Which Amateur Game Designer do we have to blame for the Stop Bleeding/Act Heroic CON% rule, and ditto for recovering from stunning, POW% for DI, etc? Come to that the Test of Holiness is obviously woefully under-sensitive in this respect. Need I go on?

> A woman with CON 18 has
> only a 15% higher chance than a woman with a CON 3. Snooze.

Now here's a common error of statistical reporting, known to we in the trade as Talking Complete Rubbish. A more sensible way of viewing this would be a Five Times Greater <gasp, shock, horror> risk. Now personally, I think a 17% risk is Grave enough to be going on with. If I had a 70% chance of copping it, I'd want to know what was up with my nether bits. Eh, well, aside from them being male.
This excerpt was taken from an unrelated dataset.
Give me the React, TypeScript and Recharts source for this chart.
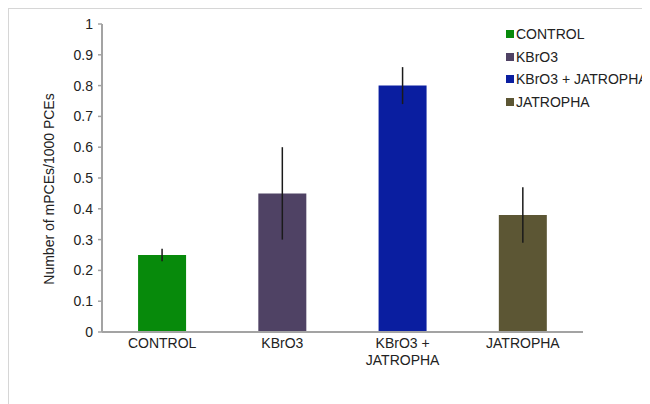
import React from 'react';
import {
  Bar,
  BarChart,
  Cell,
  ErrorBar,
  XAxis,
  YAxis,
} from 'recharts';

const CATEGORIES = ['CONTROL', 'KBrO3', 'KBrO3 + JATROPHA', 'JATROPHA'];
const VALUES = [0.25, 0.45, 0.8, 0.38];
const ERRORS = [0.02, 0.15, 0.06, 0.09];
const COLORS = ['#078a0b', '#4f4264', '#0a1ea0', '#5c5634'];
const Y_TICKS = [0, 0.1, 0.2, 0.3, 0.4, 0.5, 0.6, 0.7, 0.8, 0.9, 1];

const FONT = '"Liberation Sans", Arial, sans-serif';
const AXIS_GREY = '#a3a3a3';

const data = CATEGORIES.map((name, i) => ({
  name,
  value: VALUES[i],
  err: ERRORS[i],
  color: COLORS[i],
}));

// wraps long category names onto two lines, the way the original does
const CategoryTick = ({ x, y, payload }: any) => {
  const label: string = payload.value;
  const lines = label.length > 12 ? label.replace(' + ', ' +\n').split('\n') : [label];
  return (
    <text x={x} y={y + 16} textAnchor="middle" fill="#222" fontSize={14} fontFamily={FONT}>
      {lines.map((line, i) => (
        <tspan key={i} x={x} dy={i === 0 ? 0 : 17}>
          {line}
        </tspan>
      ))}
    </text>
  );
};

const YLabel = ({ viewBox }: any) => {
  const cx = viewBox.x + 40;
  const cy = viewBox.y + viewBox.height / 2 + 11;
  return (
    <text
      x={cx}
      y={cy}
      transform={`rotate(-90 ${cx} ${cy})`}
      textAnchor="middle"
      dominantBaseline="central"
      fill="#222"
      fontSize={14}
      fontFamily={FONT}
    >
      Number of mPCEs/1000 PCEs
    </text>
  );
};

export default function App() {
  return (
    <div
      style={{
        position: 'relative',
        width: 642,
        height: 396,
        borderTop: '1px solid #d6d6d6',
        borderLeft: '1px solid #d6d6d6',
        boxSizing: 'border-box',
        fontFamily: FONT,
      }}
    >
      <BarChart
        width={641}
        height={395}
        data={data}
        margin={{ top: 15, right: 67, bottom: 0, left: 0 }}
        barCategoryGap="30%"
      >
        <YAxis
          width={93}
          domain={[0, 1]}
          ticks={Y_TICKS}
          interval={0}
          axisLine={{ stroke: AXIS_GREY, strokeWidth: 2 }}
          tickLine={{ stroke: AXIS_GREY, strokeWidth: 1.5 }}
          tickSize={4}
          tickMargin={5}
          tick={{ fill: '#222', fontSize: 14, fontFamily: FONT }}
          label={<YLabel />}
        />
        <XAxis
          dataKey="name"
          height={72}
          interval={0}
          axisLine={{ stroke: AXIS_GREY, strokeWidth: 2 }}
          tickLine={false}
          tickSize={0}
          tickMargin={0}
          tick={<CategoryTick />}
        />
        <Bar dataKey="value" isAnimationActive={false}>
          {data.map((d, i) => (
            <Cell key={i} fill={d.color} />
          ))}
          <ErrorBar dataKey="err" width={0} stroke="#1a1a1a" strokeWidth={1.5} direction="y" />
        </Bar>
      </BarChart>

      <div style={{ position: 'absolute', left: 497, top: 14, fontSize: 14, color: '#222' }}>
        {data.map((d) => (
          <div
            key={d.name}
            style={{ display: 'flex', alignItems: 'center', height: 22.5, whiteSpace: 'nowrap' }}
          >
            <span style={{ width: 8, height: 8, background: d.color, marginRight: 2 }} />
            <span>{d.name}</span>
          </div>
        ))}
      </div>
    </div>
  );
}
You know what I mean.

> If you
> use my superior system, then a woman with a CON 3 will take
> game-significant actions -- seek special magic to aid her pregnancy [...]

And in the 10xCON% rule case, it becomes Boringly Obvious who needs such aid. "I see, Elphin Eleanora needs another seven points of Generic Preggers Magic, Thelma Thunderthighs needs not a jot. Again." Ho-hum.

> We don't get the interesting roleplaying opportunities. Nor do we get
> strapping peasant women with wide hips who can drop kids continually
> without fear of even temporary incapacitation, much less death.

If you want to broaden the issue into one of recovering from the strains of pregnacy, I'll grant this should be fairly strongly related to CON, as well as to previously "easy" childbirth (if you'll forgive the post hoc ergo proper hoc logic).

Sandy also did not qualify whether he meant there was always a 5% risk of death, or if it can drop to 0%. But in either case, there is too little differentiation between those of normal and above-normal CON, by Sandy's own logic, since it gives little credit for being a genuine examplar of the Strapping Peasant Woman class.

In the spirit of Cosmic Compromise, having slain Sandy's case, I'll now try to fix the rule.

<pause>

Can't think of much, off the top of my head. Anyone suggesting the D&D system shock survival table will be first shot, and then sued by TSR. Alex.